La Policía Nacional y los cuerpos de inteligencia trabajan todos los días con responsabilidad. Pero hacerlo sin información completa, sin datos verificables, sin saber con certeza quién está en nuestro territorio, cómo vive, en qué condiciones y en qué redes se mueve, es una carga que afecta gravemente nuestra capacidad de prevención y respuesta.
Es también una carga para los barrios y comunidades, que a veces ven alterada su convivencia sin saber cómo canalizar sus preocupaciones. Y para los municipios, que deben responder a demandas crecientes con presupuestos limitados, en contextos donde la solidaridad no puede sustituir a la planificación.
Hemos sido solidarios. Siempre lo hemos sido. Pero también tenemos el deber de proteger nuestro orden interno, nuestra soberanía y nuestros recursos.
La política migratoria de la República Dominicana no responde al capricho ni a la improvisación. Es un derecho legítimo de cualquier Estado definir quién entra, quién se queda y bajo qué condiciones. Y eso lo estamos haciendo con firmeza, pero también con respeto a los derechos humanos, a nuestra Constitución y a los compromisos internacionales que hemos asumido.
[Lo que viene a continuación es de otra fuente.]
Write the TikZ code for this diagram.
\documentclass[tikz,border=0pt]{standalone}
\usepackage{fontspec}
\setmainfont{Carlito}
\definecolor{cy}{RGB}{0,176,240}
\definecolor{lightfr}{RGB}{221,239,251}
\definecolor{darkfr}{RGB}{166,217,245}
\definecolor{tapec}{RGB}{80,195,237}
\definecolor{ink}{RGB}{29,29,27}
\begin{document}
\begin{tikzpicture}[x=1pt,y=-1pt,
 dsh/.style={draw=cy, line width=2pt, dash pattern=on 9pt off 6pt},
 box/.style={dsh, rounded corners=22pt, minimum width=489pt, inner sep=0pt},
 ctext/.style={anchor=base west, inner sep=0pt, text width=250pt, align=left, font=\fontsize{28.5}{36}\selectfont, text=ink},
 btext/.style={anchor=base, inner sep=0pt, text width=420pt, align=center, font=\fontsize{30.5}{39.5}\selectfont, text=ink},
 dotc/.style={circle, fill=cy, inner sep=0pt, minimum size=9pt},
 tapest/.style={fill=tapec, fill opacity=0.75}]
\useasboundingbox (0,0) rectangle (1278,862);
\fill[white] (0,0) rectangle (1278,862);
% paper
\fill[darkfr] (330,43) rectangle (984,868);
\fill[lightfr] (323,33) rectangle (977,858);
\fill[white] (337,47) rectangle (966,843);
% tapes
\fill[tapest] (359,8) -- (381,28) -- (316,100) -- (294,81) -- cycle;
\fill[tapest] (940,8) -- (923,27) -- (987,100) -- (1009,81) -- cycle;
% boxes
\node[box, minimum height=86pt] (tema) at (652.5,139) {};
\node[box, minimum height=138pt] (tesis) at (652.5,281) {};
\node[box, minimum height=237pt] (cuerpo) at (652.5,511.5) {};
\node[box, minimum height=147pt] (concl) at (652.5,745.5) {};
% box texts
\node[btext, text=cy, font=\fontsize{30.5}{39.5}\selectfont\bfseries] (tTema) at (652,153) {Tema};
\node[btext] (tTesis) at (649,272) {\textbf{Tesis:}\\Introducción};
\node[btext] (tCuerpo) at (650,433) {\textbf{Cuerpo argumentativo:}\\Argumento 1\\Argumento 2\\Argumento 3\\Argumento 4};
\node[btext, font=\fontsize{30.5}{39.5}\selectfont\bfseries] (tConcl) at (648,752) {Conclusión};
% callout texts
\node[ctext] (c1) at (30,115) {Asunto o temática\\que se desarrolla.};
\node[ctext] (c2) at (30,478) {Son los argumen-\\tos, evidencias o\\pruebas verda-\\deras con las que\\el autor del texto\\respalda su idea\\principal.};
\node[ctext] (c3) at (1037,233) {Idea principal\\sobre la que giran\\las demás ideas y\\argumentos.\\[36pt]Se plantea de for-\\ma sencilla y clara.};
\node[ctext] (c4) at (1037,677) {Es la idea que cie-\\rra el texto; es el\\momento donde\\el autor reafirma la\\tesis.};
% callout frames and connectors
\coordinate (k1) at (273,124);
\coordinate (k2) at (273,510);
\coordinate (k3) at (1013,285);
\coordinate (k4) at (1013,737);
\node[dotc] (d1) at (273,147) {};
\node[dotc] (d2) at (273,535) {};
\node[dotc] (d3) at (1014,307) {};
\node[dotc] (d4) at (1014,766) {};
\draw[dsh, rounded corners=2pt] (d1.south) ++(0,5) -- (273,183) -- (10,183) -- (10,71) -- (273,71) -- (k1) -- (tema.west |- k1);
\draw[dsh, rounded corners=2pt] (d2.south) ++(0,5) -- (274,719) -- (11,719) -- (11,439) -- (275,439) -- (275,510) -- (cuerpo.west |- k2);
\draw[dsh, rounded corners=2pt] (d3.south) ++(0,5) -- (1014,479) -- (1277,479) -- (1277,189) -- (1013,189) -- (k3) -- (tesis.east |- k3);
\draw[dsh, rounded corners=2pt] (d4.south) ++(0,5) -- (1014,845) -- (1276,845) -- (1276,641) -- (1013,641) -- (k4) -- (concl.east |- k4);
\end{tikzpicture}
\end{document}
No permitiremos que se confunda la responsabilidad con la resignación. Ayudar no significa renunciar. Ser vecinos no significa ser cómplices de la inacción.
Por eso, hacemos un llamado claro a la comunidad internacional. No basta con declaraciones de preocupación. Se necesita que se concreticen acciones, recursos y voluntad política. La ONU, la OEA, la CARICOM, Estados Unidos, Canada, Francia y otros países europeos deben entender que si Haití se hunde aún más, no solo peligra la isla. Peligra la región.
Se requiere una intervención multilateral urgente, como ya ha ocurrido en el pasado. En 2004, bajo el liderazgo de actores internacionales y con el respaldo de Naciones Unidas, se desplegó una misión internacional de estabilización. Hoy se necesita algo similar, pero más profundo, más sostenido y con visión de futuro.
Además, urge que se renueven los programas económicos que han dado oxígeno a la industria haitiana, como el HOPE (Haitian Hemispheric Opportunity through Partnership Encouragement Act) y el HELP (Haiti Economic Lift Program). Ambos están en riesgo de vencimiento y han sido clave para la creación de más de 20,000 empleos directos e impactan a una población que supera las 200,000 personas, especialmente en el sector textil. Su continuidad puede marcar la diferencia entre más migración forzada o más oportunidades dignas dentro de Haití.
Hoy más que nunca, aplaudimos los esfuerzos del presidente y de los expresidentes. Este no es un tema partidario. Es un tema nacional. Es el momento de dejar de lado las pequeñas diferencias y pensar en lo que está en juego: nuestra estabilidad, nuestra dignidad y nuestro derecho a vivir con orden y seguridad.
Desde el gobierno local, desde nuestras comunidades, desde cada rincón del país, sigamos haciendo lo que nos toca: ayudar cuando sea justo, pero también defender lo nuestro con orgullo, con responsabilidad y con decisión.
Porque nadie va a cuidar mejor a la República Dominicana que nosotros mismos.